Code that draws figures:
————————

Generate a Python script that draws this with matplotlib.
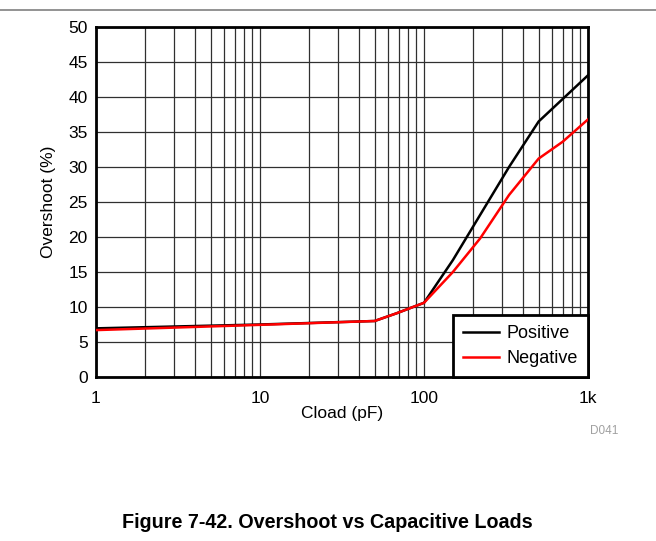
import numpy as np
import matplotlib
matplotlib.use('Agg')
from matplotlib import pyplot as plt
from matplotlib import ticker
from matplotlib import rcParams

rcParams['font.family'] = ['Liberation Sans', 'DejaVu Sans']

#%% data
cload_pos = [1, 10, 50, 68, 100, 150, 330, 500, 1000]
overshoot_pos = [6.95, 7.5, 8.0, 9.1, 10.6, 16.7, 30.0, 36.5, 43.1]

cload_neg = [1, 10, 50, 68, 100, 150, 220, 330, 500, 700, 1000]
overshoot_neg = [6.7, 7.45, 8.0, 9.1, 10.6, 15.0, 19.8, 26.0, 31.2, 33.6, 36.8]

xticks = [1, 10, 100, 1000]
xticklabels = ['1', '10', '100', '1k']
yticks = np.arange(0, 55, 5)

#%%
fig = plt.figure(figsize=(6.56, 5.41), dpi=100)
ax = fig.add_axes([96/656, 1-377/541, 492/656, 350/541])

ax.plot(cload_pos, overshoot_pos, color='k', lw=1.8, label='Positive', zorder=3)
ax.plot(cload_neg, overshoot_neg, color='#ff0000', lw=1.8, label='Negative', zorder=3)

ax.set_xscale('log')
ax.set_xlim(1, 1000)
ax.set_ylim(0, 50)
ax.set_xticks(xticks)
ax.set_xticklabels(xticklabels)
ax.xaxis.set_minor_locator(ticker.LogLocator(base=10, subs=np.arange(2, 10)))
ax.xaxis.set_minor_formatter(ticker.NullFormatter())
ax.set_yticks(yticks)

ax.grid(True, which='both', axis='x', color='#303030', lw=0.9)
ax.grid(True, which='major', axis='y', color='#303030', lw=0.9)
ax.tick_params(which='both', length=0, labelsize=12.5)
ax.tick_params(axis='x', pad=10)
ax.tick_params(axis='y', pad=6)
for sp in ax.spines.values():
    sp.set_linewidth(2)

ax.set_xlabel('Cload (pF)', fontsize=12.5, labelpad=0)
ax.set_ylabel('Overshoot (%)', fontsize=12.5, labelpad=9)

leg = ax.legend(loc='lower right', fontsize=13, fancybox=False, edgecolor='k',
                framealpha=1, borderaxespad=0, handlelength=1.95, handletextpad=0.45,
                labelspacing=0.45, borderpad=0.55)
leg.get_frame().set_linewidth(2)

fig.text(604/656, 1-431/541, 'D041', fontsize=8.5, color='#a0a0a0', ha='center', va='center')
fig.text(327/656, 1-523/541, 'Figure 7-42. Overshoot vs Capacitive Loads', fontsize=14.2,
         fontweight='bold', ha='center', va='center')
fig.add_artist(plt.Line2D([0, 1], [1-10/541, 1-10/541], color='#808080', lw=1.2))

fig.savefig('out.png', dpi=100)
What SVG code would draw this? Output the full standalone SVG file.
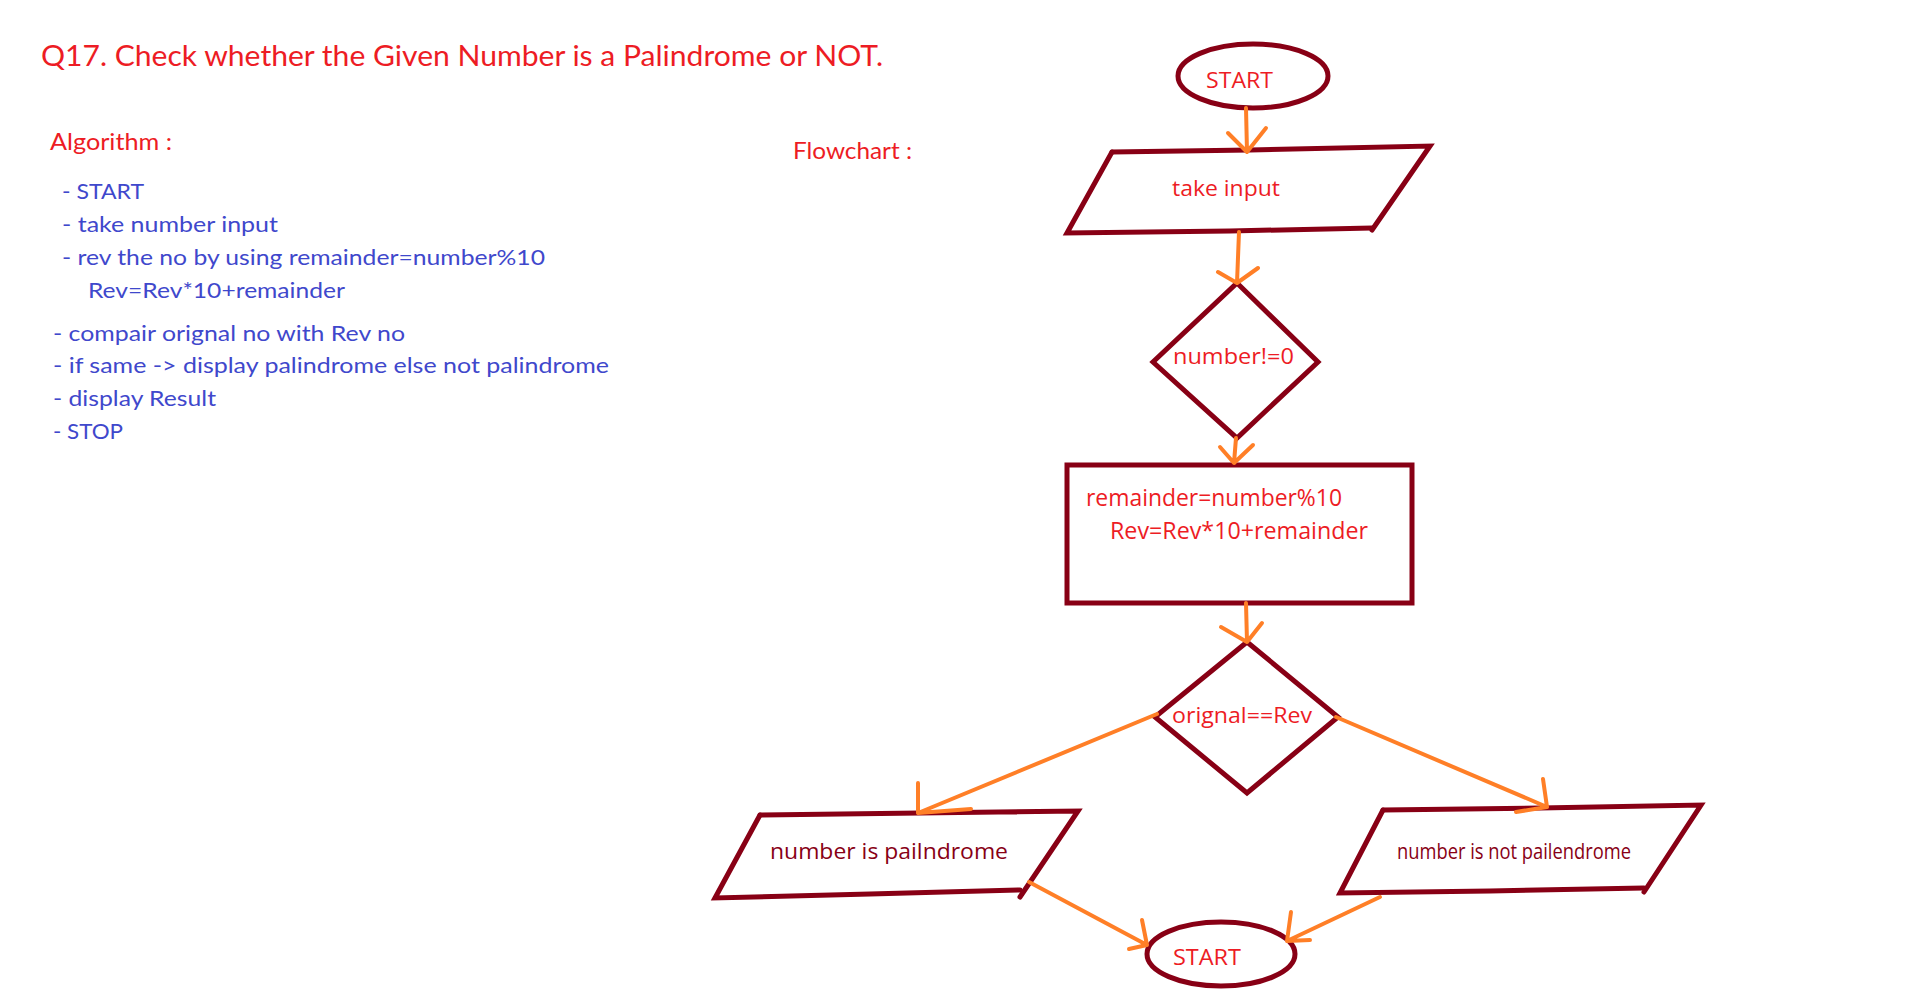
<svg xmlns="http://www.w3.org/2000/svg" width="1911" height="994" viewBox="0 0 1911 994">
<style>
.shape{fill:none;stroke:#880015;stroke-width:5;stroke-linejoin:miter;stroke-linecap:round}
.conn{fill:none;stroke:#ff7f27;stroke-width:4;stroke-linecap:round;stroke-linejoin:round}
.red{fill:#ed1c24}
.blue{fill:#3f48cc}
.dark{fill:#880015}
.cal{font-family:Lato,"Liberation Sans",sans-serif}
.seg{font-family:"Open Sans","Noto Sans","Liberation Sans",sans-serif}
</style>
<rect x="0" y="0" width="1911" height="994" fill="#ffffff"/>

<g id="title">
<text class="cal red" x="41" y="66" font-size="28" textLength="842" lengthAdjust="spacingAndGlyphs">Q17. Check whether the Given Number is a Palindrome or NOT.</text>
</g>

<g id="algorithm">
<text class="cal red" x="50" y="150" font-size="23" textLength="122" lengthAdjust="spacingAndGlyphs">Algorithm :</text>
<text class="cal blue" x="62" y="199" font-size="22" textLength="82" lengthAdjust="spacingAndGlyphs">- START</text>
<text class="cal blue" x="62" y="232" font-size="22" textLength="216" lengthAdjust="spacingAndGlyphs">- take number input</text>
<text class="cal blue" x="62" y="265" font-size="22" textLength="483" lengthAdjust="spacingAndGlyphs">- rev the no by using remainder=number%10</text>
<text class="cal blue" x="88" y="298" font-size="22" textLength="257" lengthAdjust="spacingAndGlyphs">Rev=Rev*10+remainder</text>
<text class="cal blue" x="53" y="341" font-size="22" textLength="352" lengthAdjust="spacingAndGlyphs">- compair orignal no with Rev no</text>
<text class="cal blue" x="53" y="373" font-size="22" textLength="556" lengthAdjust="spacingAndGlyphs">- if same -&gt; display palindrome else not palindrome</text>
<text class="cal blue" x="53" y="406" font-size="22" textLength="163" lengthAdjust="spacingAndGlyphs">- display Result</text>
<text class="cal blue" x="53" y="439" font-size="22" textLength="70" lengthAdjust="spacingAndGlyphs">- STOP</text>
</g>

<g id="flowchart-label">
<text class="cal red" x="793" y="159" font-size="23" textLength="119" lengthAdjust="spacingAndGlyphs">Flowchart :</text>
</g>

<g id="start-top">
<ellipse class="shape" cx="1253" cy="76" rx="75" ry="32"/>
<text class="seg red" x="1206" y="88" font-size="22" textLength="67" lengthAdjust="spacingAndGlyphs">START</text>
</g>

<g id="take-input">
<polyline class="shape" points="1112,152 1250,150 1430,146 1372,230"/>
<polyline class="shape" points="1112,152 1067,233 1230,231 1372,228"/>
<text class="seg red" x="1172" y="196" font-size="22" textLength="108" lengthAdjust="spacingAndGlyphs">take input</text>
</g>

<g id="decision-number">
<polygon class="shape" points="1237,283 1318,362 1237,438 1153,362"/>
<text class="seg red" x="1173" y="364" font-size="22" textLength="121" lengthAdjust="spacingAndGlyphs">number!=0</text>
</g>

<g id="process-rev">
<rect class="shape" x="1067" y="465" width="345" height="138"/>
<text class="seg red" x="1086" y="506" font-size="23" textLength="256" lengthAdjust="spacingAndGlyphs">remainder=number%10</text>
<text class="seg red" x="1110" y="539" font-size="23" textLength="258" lengthAdjust="spacingAndGlyphs">Rev=Rev*10+remainder</text>
</g>

<g id="decision-compare">
<polygon class="shape" points="1247,642 1338,717 1247,793 1155,717"/>
<text class="seg red" x="1172" y="723" font-size="22" textLength="140" lengthAdjust="spacingAndGlyphs">orignal==Rev</text>
</g>

<g id="out-palindrome">
<polyline class="shape" points="760,815 920,813 1078,811 1020,897"/>
<polyline class="shape" points="760,815 715,898 870,894 1020,890"/>
<text class="seg dark" x="770" y="859" font-size="21" textLength="238" lengthAdjust="spacingAndGlyphs">number is pailndrome</text>
</g>

<g id="out-not-palindrome">
<polyline class="shape" points="1383,810 1540,808 1701,805 1644,892"/>
<polyline class="shape" points="1383,810 1340,893 1490,891 1644,888"/>
<text class="seg dark" x="1397" y="859" font-size="22" textLength="234" lengthAdjust="spacingAndGlyphs">number is not pailendrome</text>
</g>

<g id="start-bottom">
<ellipse class="shape" cx="1221" cy="954" rx="74" ry="32"/>
<text class="seg red" x="1173" y="965" font-size="21" textLength="68" lengthAdjust="spacingAndGlyphs">START</text>
</g>

<g id="connectors">
<path class="conn" d="M1246,108 L1247,152 M1228,133 L1247,152 L1266,128"/>
<path class="conn" d="M1239,232 L1237,283 M1218,272 L1237,283 L1258,268"/>
<path class="conn" d="M1236,438 L1234,463 M1220,447 L1234,463 L1253,445"/>
<path class="conn" d="M1246,603 L1247,642 M1221,627 L1247,642 L1262,623"/>
<path class="conn" d="M1157,714 L918,813 M918,783 L918,813 L971,809"/>
<path class="conn" d="M1336,717 L1547,807 M1543,779 L1547,807 L1516,812"/>
<path class="conn" d="M1029,882 L1147,945 M1142,920 L1147,945 L1129,949"/>
<path class="conn" d="M1380,897 L1287,941 M1291,912 L1287,941 L1310,940"/>
</g>
</svg>
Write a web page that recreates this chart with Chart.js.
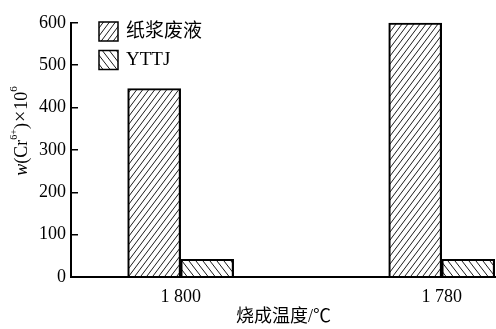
<!DOCTYPE html>
<html>
<head>
<meta charset="utf-8">
<script src="https://cdn.jsdelivr.net/npm/chart.js@4.4.1/dist/chart.umd.min.js"></script>
<style>
  html, body { margin: 0; padding: 0; background: #fff; }
  #wrap { width: 496px; height: 329px; }
</style>
</head>
<body>
<div id="wrap"><canvas id="myChart"></canvas></div>
<script>
const categories = ["1 800", "1 780"];
const seriesNames = ["纸浆废液", "YTTJ"];
const paperValues = [445, 600];
const yttjValues = [42, 42];
const yTicks = [0, 100, 200, 300, 400, 500, 600];

const serif = "'Liberation Serif', 'Noto Sans CJK SC', serif";

// hatch fill tile w x h; dir 1 => "/", dir -1 => "\"
const makeHatch = (dir, w, h) => {
    const c = document.createElement("canvas");
    c.width = w;
    c.height = h;
    const g = c.getContext("2d");
    g.strokeStyle = "#000";
    g.lineWidth = 0.9;
    g.beginPath();
    for (let k = -1; k <= 1; k++) {
        const x0 = k * w;
        if (dir > 0) {
            g.moveTo(x0 - w * 0.2, h * 1.2);
            g.lineTo(x0 + w * 1.2, -h * 0.2);
        } else {
            g.moveTo(x0 - w * 0.2, -h * 0.2);
            g.lineTo(x0 + w * 1.2, h * 1.2);
        }
    }
    g.stroke();
    return g.createPattern(c, "repeat");
};

const hatchPaper = makeHatch(1, 6, 8);
const hatchYttj = makeHatch(-1, 7, 9);

// y axis title with italic w and superscripts
const yTitlePlugin = {
    id: "yTitle",
    afterDraw(chart) {
        const c = chart.ctx;
        const parts = [
            { t: "w", f: "italic 18px " + serif, dy: 0, gap: 0 },
            { t: "(Cr", f: "18px " + serif, dy: 0, gap: 0 },
            { t: "6+", f: "10px " + serif, dy: -8, gap: 0 },
            { t: ")", f: "18px " + serif, dy: 0, gap: 1 },
            { t: "\u00d7", f: "20px " + serif, dy: 0, gap: 1 },
            { t: "10", f: "18px " + serif, dy: 0, gap: 0 },
            { t: "6", f: "11px " + serif, dy: -8, gap: 0 },
        ];
        let total = 0;
        parts.forEach((p) => {
            c.font = p.f;
            p.w = c.measureText(p.t).width + p.gap;
            total += p.w;
        });
        c.save();
        c.translate(22, 131);
        c.rotate(-Math.PI / 2);
        c.fillStyle = "#000";
        c.textBaseline = "middle";
        let x = -total / 2;
        parts.forEach((p) => {
            c.font = p.f;
            c.fillText(p.t, x, p.dy);
            x += p.w;
        });
        c.restore();
    },
};

// legend in the top-left of the plot
const boxLegend = {
    id: "boxLegend",
    afterDraw(chart) {
        const c = chart.ctx;
        chart.data.datasets.forEach((ds, i) => {
            const x = 99;
            const y = 22 + i * 28.5;
            c.save();
            c.fillStyle = ds.backgroundColor;
            c.fillRect(x, y, 19, 19);
            c.lineWidth = 1.5;
            c.strokeStyle = "#000";
            c.strokeRect(x, y, 19, 19);
            c.fillStyle = "#000";
            c.font = "19px " + serif;
            c.textBaseline = "middle";
            c.fillText(ds.label, 126, y + 10);
            c.restore();
        });
    },
};

const ctx = document.getElementById("myChart");

new Chart(ctx, {
    type: "bar",
    data: {
        datasets: [
            {
                label: seriesNames[0],
                data: paperValues.map((v, i) => ({ x: i, y: v })),
                backgroundColor: hatchPaper,
                borderColor: "#000",
                borderWidth: 1.5,
            },
            {
                label: seriesNames[1],
                data: yttjValues.map((v, i) => ({ x: i, y: v })),
                backgroundColor: hatchYttj,
                borderColor: "#000",
                borderWidth: 1.5,
            },
        ],
    },
    options: {
        responsive: true,
        maintainAspectRatio: false,
        animation: false,
        barThickness: 53,
        layout: { padding: { top: 16, right: 0, bottom: 0, left: 0 } },
        plugins: {
            legend: { display: false },
            tooltip: { enabled: false },
        },
        scales: {
            x: {
                type: "linear",
                offset: false,
                min: -0.42,
                max: 1.208,
                afterBuildTicks: (axis) => {
                    axis.ticks = categories.map((c, i) => ({ value: i }));
                },
                afterFit: (axis) => {
                    axis.height = 52;
                },
                grid: { display: false, drawTicks: false, offset: false },
                border: { display: true, color: "#000", width: 2 },
                ticks: {
                    color: "#000",
                    padding: 9,
                    font: { family: serif, size: 18 },
                    callback: (v) => categories[v],
                },
                title: {
                    display: true,
                    text: "烧成温度/℃",
                    color: "#000",
                    font: { family: serif, size: 18 },
                    padding: { top: 0, bottom: 1 },
                },
            },
            y: {
                min: 0,
                max: 600,
                afterBuildTicks: (axis) => {
                    axis.ticks = yTicks.map((v) => ({ value: v }));
                },
                afterFit: (axis) => {
                    axis.width = 71;
                },
                grid: {
                    drawOnChartArea: false,
                    drawTicks: true,
                    tickLength: -7,
                    color: "#000",
                    lineWidth: 1.5,
                },
                border: { display: true, color: "#000", width: 2 },
                ticks: {
                    color: "#000",
                    padding: 12,
                    font: { family: serif, size: 18 },
                },
            },
        },
    },
    plugins: [yTitlePlugin, boxLegend],
});
</script>
</body>
</html>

————————

> _Exercise_:
Starting with the first line of the data above and ending with the line containing "ax.set_ylabel('Overshoot (%)', fontsize=12.5, labelpad=9)", please restate every line exactly, leaving images out.

> _Full answer_:
Generate a Python script that draws this with matplotlib.
import numpy as np
import matplotlib
matplotlib.use('Agg')
from matplotlib import pyplot as plt
from matplotlib import ticker
from matplotlib import rcParams

rcParams['font.family'] = ['Liberation Sans', 'DejaVu Sans']

#%% data
cload_pos = [1, 10, 50, 68, 100, 150, 330, 500, 1000]
overshoot_pos = [6.95, 7.5, 8.0, 9.1, 10.6, 16.7, 30.0, 36.5, 43.1]

cload_neg = [1, 10, 50, 68, 100, 150, 220, 330, 500, 700, 1000]
overshoot_neg = [6.7, 7.45, 8.0, 9.1, 10.6, 15.0, 19.8, 26.0, 31.2, 33.6, 36.8]

xticks = [1, 10, 100, 1000]
xticklabels = ['1', '10', '100', '1k']
yticks = np.arange(0, 55, 5)

#%%
fig = plt.figure(figsize=(6.56, 5.41), dpi=100)
ax = fig.add_axes([96/656, 1-377/541, 492/656, 350/541])

ax.plot(cload_pos, overshoot_pos, color='k', lw=1.8, label='Positive', zorder=3)
ax.plot(cload_neg, overshoot_neg, color='#ff0000', lw=1.8, label='Negative', zorder=3)

ax.set_xscale('log')
ax.set_xlim(1, 1000)
ax.set_ylim(0, 50)
ax.set_xticks(xticks)
ax.set_xticklabels(xticklabels)
ax.xaxis.set_minor_locator(ticker.LogLocator(base=10, subs=np.arange(2, 10)))
ax.xaxis.set_minor_formatter(ticker.NullFormatter())
ax.set_yticks(yticks)

ax.grid(True, which='both', axis='x', color='#303030', lw=0.9)
ax.grid(True, which='major', axis='y', color='#303030', lw=0.9)
ax.tick_params(which='both', length=0, labelsize=12.5)
ax.tick_params(axis='x', pad=10)
ax.tick_params(axis='y', pad=6)
for sp in ax.spines.values():
    sp.set_linewidth(2)

ax.set_xlabel('Cload (pF)', fontsize=12.5, labelpad=0)
ax.set_ylabel('Overshoot (%)', fontsize=12.5, labelpad=9)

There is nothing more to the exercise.